Atmospheric Light Outdoors:
Taken in the beautiful afternoon light, the low angled sun coming from behind the subject creates the atmosphere. The lens flare contributes to this as well.
Evenly lit face:
With the subjects back/shoulder to the sun, the ambient light allows for a soft ‘fill’ in the shadows. The face exposure can be balanced without any strong contrast (which is more likely to occur if the sun had of been partially on her face).
So what lighting should be avoided?
It’s simple enough to take about ‘good’ lighting, but what about the bad?
I wrote an earlier post about lighting mistakes to avoid in the studio, so have a look at these common mistakes below. These are common errors with light placement as well as light intensity. This is where a photographer comes in: having a good understanding of lighting in all respects really helps.
If you’re outdoors there are some things to keep in mind too:
- Stay out of direct sunlight, if you can. Dealing with direct sunlight can be hard to pull off if you’re not experienced, or don’t have the appropriate diffusers and reflectors to manage it. Direct sunlight can cause really harsh shadows on the face, and mess up exposure (it can also cause you to squint – and that’s not ideal for a headshot!).
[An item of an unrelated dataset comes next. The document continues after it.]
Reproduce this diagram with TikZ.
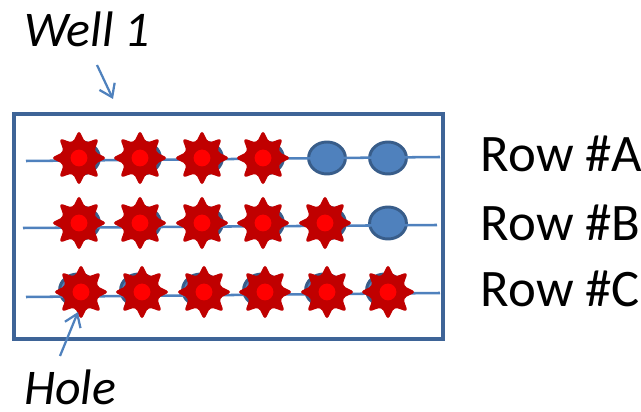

- Avoid dappled light. Yes, I know it is atmospheric and romantic (and very beautiful), but dappled light will only give you little bright spots over your face, which in turn become very distracting.
- Keep bright (orange) sunset light behind you. It creates such a beautiful atmosphere when you’re backlit anyway, but when it is on your face it can mess with the colour balance and be hard to correct.
How is the lighting in your headshot?
What does the light look like? Can you see your face well? Are your eyes nice, bright and visible? If you have taken a photo of yourself or asked a friend, have a think about if the lighting makes you appear professional or unprofessional. Ask others what mood or vibe the image gives off, and consider if their response aligns with your personal brand.